Companies need to engage with their investors, and this is of course a bigger concern for public companies. But small companies can still engage with investors. Boards and CEOs can and should meet with investors or regularly communicate with them. Remember that Reg FD applies to public companies, and Rule 10b-5 applies to all communications (and non-communications) from the company to investors just the same as it does to traditional public filings.
CEOs and the Board
Many people have described the job of the board to hire the CEO, decide strategy, and supervise the performance of the CEO in executing the company’s strategy.
A CEO usually serves on the board by custom, and in many companies the CEO is also the chair of the board (even though that title seldom has any legal significance).

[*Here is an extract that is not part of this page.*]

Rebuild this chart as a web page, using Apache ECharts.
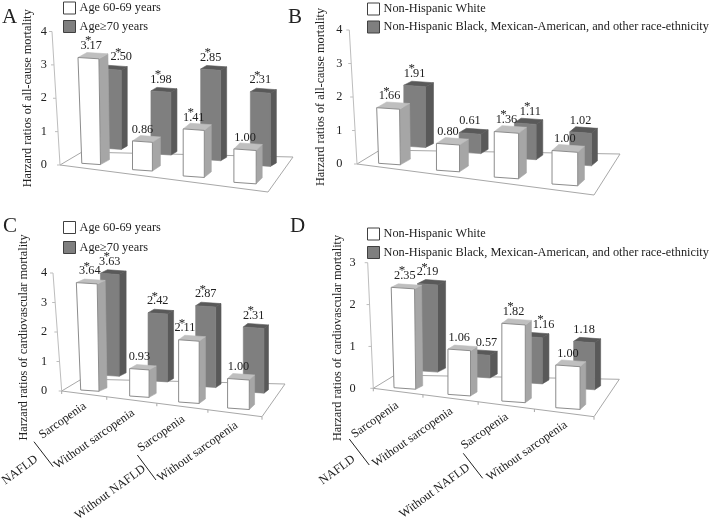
<!DOCTYPE html>
<html><head><meta charset="utf-8">
<style>html,body{margin:0;padding:0;background:#fff}#c{width:710px;height:521px}</style>
<script src="https://cdn.jsdelivr.net/npm/echarts@6/dist/echarts.min.js"></script>
</head><body><div id="c"></div>
<script>
// ---------- data ----------
const categories = ['Sarcopenia', 'Without sarcopenia', 'Sarcopenia', 'Without sarcopenia'];
const groups = ['NAFLD', 'Without NAFLD'];
const ageLegend = ['Age 60-69 years', 'Age\u226570 years'];
const raceLegend = ['Non-Hispanic White', 'Non-Hispanic Black, Mexican-American, and other race-ethnicity'];
const allCauseTitle = 'Harzard ratios of all-cause mortality';
const cvdTitle = 'Harzard ratios of cardiovascular mortality';

const aFront = [3.17, 0.86, 1.41, 1.00];
const aBack  = [2.50, 1.98, 2.85, 2.31];
const aFrontSig = [1, 0, 1, 0];
const aBackSig  = [1, 1, 1, 1];

const bFront = [1.66, 0.80, 1.36, 1.00];
const bBack  = [1.91, 0.61, 1.11, 1.02];
const bFrontSig = [1, 0, 1, 0];
const bBackSig  = [1, 0, 1, 0];

const cFront = [3.64, 0.93, 2.11, 1.00];
const cBack  = [3.63, 2.42, 2.87, 2.31];
const cFrontSig = [1, 0, 1, 0];
const cBackSig  = [1, 1, 1, 1];

const dFront = [2.35, 1.06, 1.82, 1.00];
const dBack  = [2.19, 0.57, 1.16, 1.18];
const dFrontSig = [1, 0, 1, 0];
const dBackSig  = [1, 0, 1, 0];

// ---------- styling and perspective ----------
const FONT = '"Liberation Serif","Times New Roman",serif';
const TXT = '#222';
const FS = 12.3;
const C = {
  frontFace:'#fff', frontEdge:'#8c8c8c', frontSide:'#a6a6a6', frontTop:'#bfbfbf',
  backFace:'#7f7f7f', backSide:'#595959', backTop:'#595959', floor:'#a8a8a8'
};
const panels = [
 { letter:'A', letterPos:[2,7], names:ageLegend, yName:allCauseTitle, max:4,
   front:aFront, back:aBack, frontSig:aFrontSig, backSig:aBackSig,
   grid:{left:64.9,width:205.2,top:31.5,height:133.5}, labelMargin:18, nameGap:31, namePad:0,
   legendPos:[63,1.5], legendGap:5.5,
   fg:{dx:[0.6,0.6],dy:[-1.7,17.3],w:[18.7,22.3],sx:[9,6],sy:[-5,-6],h:1},
   bg:{dx:[20.7,15.9],dy:[-17,0],w:[20,20],sx:[6,6],sy:[-3.5,-3.5],h:.95},
   frontLabelDx:[0,0,0,0], backLabelDx:[10,0,0,0],
   floor:[[-4.9,0],[17.1,-13],[228.1,-8],[203.1,27]], wall:-12.9 },
 { letter:'B', letterPos:[288,7], names:raceLegend, yName:allCauseTitle, max:4,
   front:bFront, back:bBack, frontSig:bFrontSig, backSig:bBackSig,
   grid:{left:360.3,width:233.8,top:30,height:134}, labelMargin:18, nameGap:34, namePad:0,
   legendPos:[367,2.5], legendGap:5,
   fg:{dx:[0,0],dy:[-.7,20],w:[21.7,25.7],sx:[10,6.7],sy:[-5.7,-6],h:1},
   bg:{dx:[25.1,15.7],dy:[-18,.3],w:[21.7,21.7],sx:[8,6],sy:[-4,-5],h:.95},
   frontLabelDx:[0,0,0,0], backLabelDx:[0,0,5,0],
   floor:[[-3.3,0],[19.7,-14],[259.7,-10],[233.7,31]], wall:-11 },
 { letter:'C', letterPos:[3,216], names:ageLegend, yName:cvdTitle, max:4,
   front:cFront, back:cBack, frontSig:cFrontSig, backSig:cBackSig,
   grid:{left:65.1,width:198.1,top:273,height:118}, labelMargin:18, nameGap:35, namePad:11,
   legendPos:[63,221], legendGap:7,
   fg:{dx:[0,0],dy:[-1,17],w:[18.3,21.7],sx:[8,5.3],sy:[-3.5,-5],h:1},
   bg:{dx:[19.9,15.2],dy:[-16,.7],w:[18.7,20.7],sx:[7,4.5],sy:[-3.5,-3.5],h:.95},
   frontLabelDx:[0,0,-4,0], backLabelDx:[0,0,0,0],
   floor:[[-3.4,0],[16.6,-12],[219.9,-7],[196.9,25.7]], wall:-12.1,
   ticks:[0,.225,.475,.73,1],
   catLabels:[[-27.2,29.7],[-45.1,48],[-27.6,42.7],[-40.8,60.7]],
   groupLabels:[[-69.9,79],[-78.6,101.3]],
   brackets:[[-55.9,50.7,-36.6,75.7],[-51.6,64,-32.9,89]] },
 { letter:'D', letterPos:[290,216], names:raceLegend, yName:cvdTitle, max:3,
   front:dFront, back:dBack, frontSig:dFrontSig, backSig:dBackSig,
   grid:{left:377.7,width:217.4,top:262.7,height:125.6}, labelMargin:22, nameGap:34, namePad:25,
   legendPos:[367,227.5], legendGap:5.5,
   fg:{dx:[0,0],dy:[-.6,19.4],w:[21.7,24.3],sx:[7,5.7],sy:[-3.5,-5],h:1.02},
   bg:{dx:[22.7,16.2],dy:[-17.6,0],w:[20,21],sx:[8,6],sy:[-4,-4],h:.95},
   frontLabelDx:[0,0,0,0], backLabelDx:[0,6.7,11.6,0],
   floor:[[-4.4,0],[17.3,-13.3],[241.6,-9],[216.3,28.4]], wall:-10,
   ticks:[0,.225,.475,.73,1],
   catLabels:[[-29.9,31.7],[-46.6,49],[-28.9,43],[-41,62.7]],
   groupLabels:[[-67.6,81.7],[-78.9,102.7]],
   brackets:[[-55.6,50.7,-35.6,76.7],[-50.3,65,-30.9,90]] }
];
const FRONT_SLOPE = 0.07, LEAN_L = 1.2, LEAN_R = 0.5, LABEL_UP = 11.5, STAR_DX = -3, STAR_UP = 5;
const lerp = (r, i) => r[0] + (r[1] - r[0]) * i / 3;

function barGeom(api, g, i, v) {
  const base = api.coord([i, 0]), top = api.coord([i, v]);
  return {
    cx: base[0] + lerp(g.dx, i), by: base[1] + lerp(g.dy, i),
    w: lerp(g.w, i), sx: lerp(g.sx, i), sy: lerp(g.sy, i),
    h: (base[1] - top[1]) * g.h
  };
}
const poly = (points, fill, stroke, lw) => ({
  type:'polygon', shape:{points}, style:{fill, stroke:stroke || fill, lineWidth:lw || .6}
});

function barItem(p, isFront) {
  const g = isFront ? p.fg : p.bg;
  return function (params, api) {
    const i = api.value(0), v = api.value(1), b = barGeom(api, g, i, v);
    const x1 = b.cx - b.w / 2, x2 = b.cx + b.w / 2, drop = b.w * FRONT_SLOPE;
    const lL = (isFront && i === 0) ? LEAN_L * v : 0, lR = (isFront && i === 0) ? LEAN_R * v : 0;
    const bl = [x1, b.by], br = [x2, b.by + drop];
    const tl = [x1 - lL, b.by - b.h], tr = [x2 - lR, b.by - b.h + drop];
    const off = p => [p[0] + b.sx, p[1] + b.sy];
    const face = isFront ? C.frontFace : C.backFace, side = isFront ? C.frontSide : C.backSide,
          topC = isFront ? C.frontTop : C.backTop;
    return { type:'group', children:[
      poly([br, off(br), off(tr), tr], side),
      poly([tl, tr, off(tr), off(tl)], topC),
      poly([bl, br, tr, tl], face, isFront ? C.frontEdge : C.backFace, isFront ? 1 : .6)
    ]};
  };
}

function labelItem(p) {
  return function (params, api) {
    const i = api.value(0), v = api.value(1), isFront = api.value(2) === 1, sig = api.value(3);
    const g = isFront ? p.fg : p.bg, b = barGeom(api, g, i, v);
    const dx = (isFront ? p.frontLabelDx : p.backLabelDx)[i];
    const x = b.cx + dx, y = b.by - b.h - LABEL_UP;
    const kids = [{ type:'text', x, y, style:{ text:v.toFixed(2), fontFamily:FONT, fontSize:FS,
      fill:TXT, textAlign:'center', textVerticalAlign:'middle' } }];
    if (sig) kids.push({ type:'text', x:x + STAR_DX, y:y - STAR_UP, style:{ text:'*', fontFamily:FONT,
      fontSize:13, fill:TXT, textAlign:'center', textVerticalAlign:'middle' } });
    return { type:'group', children:kids };
  };
}

function decoItem(p) {
  return function (params, api) {
    const c0 = api.coord([0, 0]), step = api.coord([1, 0])[0] - c0[0];
    const ox = c0[0] - step / 2, oy = c0[1];
    const pts = p.floor.map(q => [ox + q[0], oy + q[1]]);
    const line = (a, b, col, lw) => ({ type:'line', shape:{x1:a[0],y1:a[1],x2:b[0],y2:b[1]},
      style:{stroke:col, lineWidth:lw || 1} });
    const kids = [{ type:'polygon', shape:{points:pts}, style:{fill:'#fff', stroke:C.floor, lineWidth:1} }];
    const top = api.coord([0, p.max])[1];
    const wallTop = [ox + p.wall, top];
    kids.push(line(pts[0], wallTop, '#bdbdbd'));
    for (let k = 0; k <= p.max; k++) {
      const t = k / p.max, y = oy + (top - oy) * t, x = pts[0][0] + (wallTop[0] - pts[0][0]) * t;
      kids.push(line([x, y], [x - 3, y], '#bdbdbd'));
    }
    (p.ticks || []).forEach(f => {
      const a = [pts[0][0] + (pts[3][0] - pts[0][0]) * f, pts[0][1] + (pts[3][1] - pts[0][1]) * f];
      kids.push(line(a, [a[0], a[1] + 3], C.floor));
    });
    return { type:'group', children:kids };
  };
}

function catItem(p) {
  return function (params, api) {
    const i = api.value(0), c = api.coord([i, 0]), o = p.catLabels[i];
    return { type:'text', x:c[0] + o[0], y:c[1] + o[1], rotation:35 * Math.PI / 180,
      style:{ text:categories[i], fontFamily:FONT, fontSize:FS, fill:TXT, textAlign:'center', textVerticalAlign:'middle' } };
  };
}
function groupItem(p) {
  return function (params, api) {
    const g = api.value(0), c = api.coord([g * 2, 0]), o = p.groupLabels[g], br = p.brackets[g];
    return { type:'group', children:[
      { type:'text', x:c[0] + o[0], y:c[1] + o[1], rotation:36 * Math.PI / 180,
        style:{ text:groups[g], fontFamily:FONT, fontSize:FS, fill:TXT, textAlign:'center', textVerticalAlign:'middle' } },
      { type:'line', shape:{ x1:c[0] + br[0], y1:c[1] + br[1], x2:c[0] + br[2], y2:c[1] + br[3] },
        style:{ stroke:'#222', lineWidth:1 } }
    ]};
  };
}

const option = { animation:false, backgroundColor:'#fff', title:[], grid:[], xAxis:[], yAxis:[], legend:[], series:[] };
panels.forEach((p, n) => {
  option.title.push({ text:p.letter, left:p.letterPos[0], top:p.letterPos[1], padding:0,
    textStyle:{ fontFamily:FONT, fontSize:21, fontWeight:'normal', color:TXT } });
  option.grid.push(p.grid);
  option.xAxis.push({ type:'category', gridIndex:n, data:categories, show:false });
  option.yAxis.push({ type:'value', gridIndex:n, min:0, max:p.max, interval:1,
    name:p.yName, nameLocation:'middle', nameRotate:90, nameGap:p.nameGap,
    nameTextStyle:{ fontFamily:FONT, fontSize:FS, color:TXT, padding:[0, p.namePad, 0, 0] },
    axisLine:{show:false}, axisTick:{show:false}, splitLine:{show:false},
    axisLabel:{ fontFamily:FONT, fontSize:FS, color:TXT, margin:p.labelMargin } });
  option.legend.push({ left:p.legendPos[0], top:p.legendPos[1], orient:'vertical', padding:0,
    itemWidth:12, itemHeight:12, itemGap:p.legendGap, selectedMode:false,
    textStyle:{ fontFamily:FONT, fontSize:FS, color:TXT, padding:[0,0,0,-1] },
    data:[
      { name:p.names[0], icon:'rect', itemStyle:{ color:'#fff', borderColor:'#404040', borderWidth:1 } },
      { name:p.names[1], icon:'rect', itemStyle:{ color:'#7f7f7f', borderColor:'#404040', borderWidth:1 } }
    ] });
  const base = { type:'custom', xAxisIndex:n, yAxisIndex:n, silent:true };
  option.series.push({ ...base, name:'floor', z:1, renderItem:decoItem(p), data:[[0, 0]] });
  option.series.push({ ...base, name:p.names[1], z:2, renderItem:barItem(p, false),
    itemStyle:{color:'#7f7f7f'}, encode:{x:0, y:1}, data:p.back.map((v, i) => [i, v]) });
  option.series.push({ ...base, name:p.names[0], z:3, renderItem:barItem(p, true),
    itemStyle:{color:'#fff'}, encode:{x:0, y:1}, data:p.front.map((v, i) => [i, v]) });
  option.series.push({ ...base, name:'values', z:4, renderItem:labelItem(p), encode:{x:0, y:1},
    data:p.back.map((v, i) => [i, v, 0, p.backSig[i]]).concat(p.front.map((v, i) => [i, v, 1, p.frontSig[i]])) });
  if (p.catLabels) {
    option.series.push({ ...base, name:'categories', z:4, renderItem:catItem(p), data:categories.map((c, i) => [i]) });
    option.series.push({ ...base, name:'groups', z:4, renderItem:groupItem(p), data:groups.map((c, i) => [i]) });
  }
});
const chart = echarts.init(document.getElementById('c'), null, { renderer:'canvas' });
chart.setOption(option);
</script></body></html>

While some commentators have pushed to separate these roles, there is no substantial legal reason to do so – only custom and a lack of understanding of fiduciary duty leads directors to defer to a chair in the absence of actual authority.
While the board ultimately approves a strategy on behalf of the shareholders, it is the CEO’s duty, and privilege, to propose a strategy to the board. As I’ve told multiple CEO clients: “Just because the board votes doesn’t mean you lose your voice and can abdicate your responsibility. You’ve got the conch.”
In hiring the CEO, it’s also necessary to establish an appropriate compensation mechanism. Equity compensation for the CEO is often the starting point, with the goal of aligning the CEO’s incentives with the shareholders. The metrics for CEO compensation – because the essence of equity compensation is pay for performance – are complex. Boards have to be sure to establish sufficiently long-term metrics. It’s preferable to start that way, but when boards create clawback mechanisms, they often fail to follow through (unless the SEC “forces” them). Fine-tuning incentives is hard because *incentives work.* Misunderstandings about equity compensation confuse many people: stock buybacks don’t trigger bonuses and options aren’t free to anyone.
Supervising the CEO’s execution of the strategy can be complicated, if you’re doing it right. Not only does the board need to decide, or at least approve the strategy, but the board also needs to understand and again, decide or approve, the way that it will measure achievement — how and when.
Strategy is the other significant component of the board’s role in a typical company. The board must understand the company, its business model, its markets, and its competitors well enough to evaluate strategies, choose one, and monitor the company’s progress along the chosen path.
In selecting a strategy, the board must consider the risks it is accepting – in other words, what does the board assume will be true to make the chosen strategy successful? One method that boards use to help them avoid too many assumptions is scenario planning.
What I’ve found across all my experience is that too often, management will propose strategies, and the board will discuss and debate them – and even approve them – but nothing happens. The strategy is never elevated from “this is a good idea we could follow” to “this is the plan we’re going to execute and make happen.” Too often, the governance structure doesn’t push for a plan, the road that leads the company from goals to outcomes.
The board oversees the company’s performance on a regular and periodic basis (at least annually, often quarterly, and preferably monthly meetings). But occasionally, circumstances demand additional attention from the board: a traditional crisis in the business (e.g., product liability problem, major lawsuit, or natural disaster). In those situations, the board has the responsibility of approving the CEO’s response and ensuring that they take a long-term view regarding preserving shareholder value. Hiring and firing senior executives is another common problem period.
The other kind of crisis is the kind that is an opportunity: a UFO (an “unsolicited flattering offer” to buy the company) or a chance to buy a new company. Strategic financial transactions (M&A, raising equity, or raising debt) all have substantial risks to the company, and boards need to oversee these transactions so that the company can actually achieve the potential gains these kinds of transactions promise.